# THE REQUEST
Sift the listing for lines that hold the string "code" and pull them out.
------ ROWS ------
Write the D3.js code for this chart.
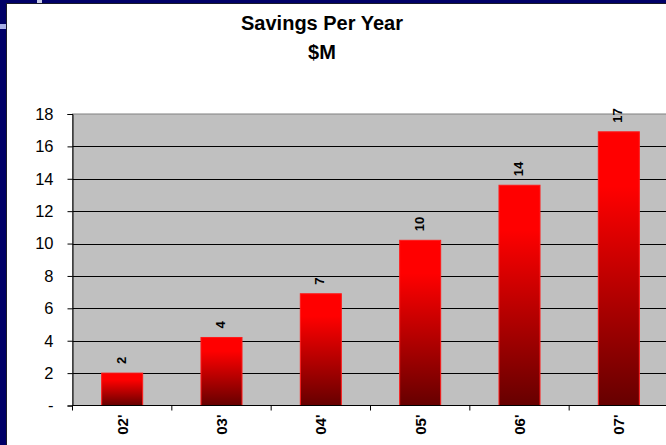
<!DOCTYPE html>
<html>
<head>
<meta charset="utf-8">
<script src="https://cdn.jsdelivr.net/npm/d3@7"></script>
<style>
  html, body { margin: 0; padding: 0; background: #000068; }
  svg { display: block; }
</style>
</head>
<body>
<svg id="chart" width="666" height="445"></svg>
<script>
// Savings per fiscal year, in $M
const years = ["02'", "03'", "04'", "05'", "06'", "07'"];
const savings = [2.0, 4.2, 6.9, 10.2, 13.6, 16.9];
const yTicks = [0, 2, 4, 6, 8, 10, 12, 14, 16, 18];
const titleLines = ["Savings Per Year", "$M"];

const W = 666, H = 445;
const plot = { left: 72.5, right: 668.5, top: 114, bottom: 405.5 };
const font = "Liberation Sans, Arial, Helvetica, sans-serif";

const svg = d3.select("#chart");

// slide backdrop and white chart panel
svg.append("rect").attr("width", W).attr("height", H).attr("fill", "#000068");
svg.append("rect").attr("x", 0).attr("y", 24).attr("width", 6).attr("height", 5).attr("fill", "#a8b0e8");
svg.append("rect").attr("x", 37).attr("y", 0).attr("width", 5).attr("height", 3).attr("fill", "#c8cce8");
svg.append("rect").attr("x", 6).attr("y", 3).attr("width", W - 6).attr("height", H - 3).attr("fill", "#1a1a2a");
svg.append("rect").attr("x", 7).attr("y", 4).attr("width", W - 7).attr("height", H - 4).attr("fill", "#ffffff");

const defs = svg.append("defs");
const grad = defs.append("linearGradient")
  .attr("id", "barFill").attr("x1", 0).attr("y1", 0).attr("x2", 0).attr("y2", 1);
grad.append("stop").attr("offset", "0%").attr("stop-color", "#ff0000");
grad.append("stop").attr("offset", "20%").attr("stop-color", "#ff0000");
grad.append("stop").attr("offset", "100%").attr("stop-color", "#660000");

const x = d3.scaleBand().domain(years).range([plot.left, plot.right])
  .paddingInner(0.587).paddingOuter(0.2935);
const y = d3.scaleLinear().domain([0, 18]).range([plot.bottom, plot.top]);

// plot area
svg.append("rect")
  .attr("x", plot.left).attr("y", plot.top)
  .attr("width", plot.right - plot.left).attr("height", plot.bottom - plot.top)
  .attr("fill", "#c0c0c0").attr("stroke", "#808080").attr("stroke-width", 1);

// horizontal gridlines
svg.append("g").selectAll("line")
  .data(yTicks.filter(t => t > 0 && t < 18))
  .join("line")
  .attr("x1", plot.left).attr("x2", plot.right)
  .attr("y1", d => Math.round(y(d)) + 0.5).attr("y2", d => Math.round(y(d)) + 0.5)
  .attr("stroke", "#000").attr("stroke-width", 1);

// bars
svg.append("g").selectAll("rect")
  .data(years.map((yr, i) => ({ yr, v: savings[i] })))
  .join("rect")
  .attr("x", d => x(d.yr))
  .attr("y", d => y(d.v))
  .attr("width", x.bandwidth())
  .attr("height", d => y(0) - y(d.v))
  .attr("fill", "url(#barFill)")
  .attr("stroke", "#ff1a1a").attr("stroke-width", 1);

// value labels, rotated
svg.append("g").selectAll("text")
  .data(years.map((yr, i) => ({ yr, v: savings[i] })))
  .join("text")
  .attr("transform", d => `translate(${x(d.yr) + x.bandwidth() / 2 + 3.5},${y(d.v) - 9}) rotate(-90)`)
  .attr("text-anchor", "start")
  .attr("font-family", font).attr("font-weight", "bold").attr("font-size", 13)
  .attr("fill", "#000")
  .text(d => d3.format(".0f")(d.v));

// y axis
const yAxis = d3.axisLeft(y).tickValues(yTicks).tickSize(5).tickPadding(14)
  .tickFormat(d => d === 0 ? "-" : d);
const gy = svg.append("g").attr("transform", `translate(${plot.left},0)`).call(yAxis);
gy.select(".domain").attr("stroke", "#000");
gy.selectAll(".tick line").attr("stroke", "#000");
gy.selectAll(".tick text")
  .attr("font-family", font).attr("font-size", 16.5).attr("fill", "#000");

// x axis with ticks at category boundaries
const gx = svg.append("g").attr("transform", `translate(0,${plot.bottom})`);
gx.append("line").attr("x1", plot.left).attr("x2", plot.right)
  .attr("stroke", "#000").attr("stroke-width", 1.2);
const step = x.step();
gx.selectAll("line.tk")
  .data(d3.range(years.length + 1))
  .join("line").attr("class", "tk")
  .attr("x1", i => plot.left + i * step).attr("x2", i => plot.left + i * step)
  .attr("y1", 0).attr("y2", 5).attr("stroke", "#000");
gx.selectAll("text")
  .data(years)
  .join("text")
  .attr("transform", d => `translate(${x(d) + x.bandwidth() / 2 + 5.5},9) rotate(-90)`)
  .attr("text-anchor", "end")
  .attr("font-family", font).attr("font-weight", "bold").attr("font-size", 15)
  .attr("fill", "#000")
  .text(d => d);

// title
svg.append("g").selectAll("text")
  .data(titleLines)
  .join("text")
  .attr("x", 322).attr("y", (d, i) => 30 + i * 29)
  .attr("text-anchor", "middle")
  .attr("font-family", font).attr("font-weight", "bold").attr("font-size", 20)
  .attr("fill", "#000")
  .text(d => d);
</script>
</body>
</html>
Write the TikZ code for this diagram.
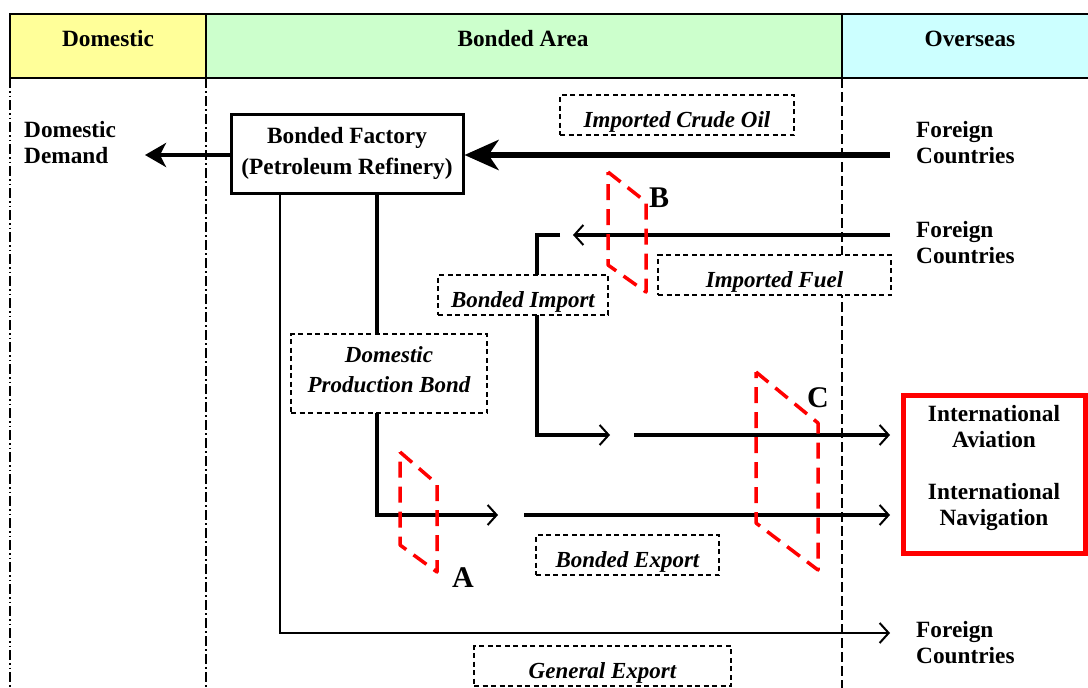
------
# SOLUTION TO THE EXERCISE
Write the D3.js code for this chart.
Write the TikZ code for this diagram.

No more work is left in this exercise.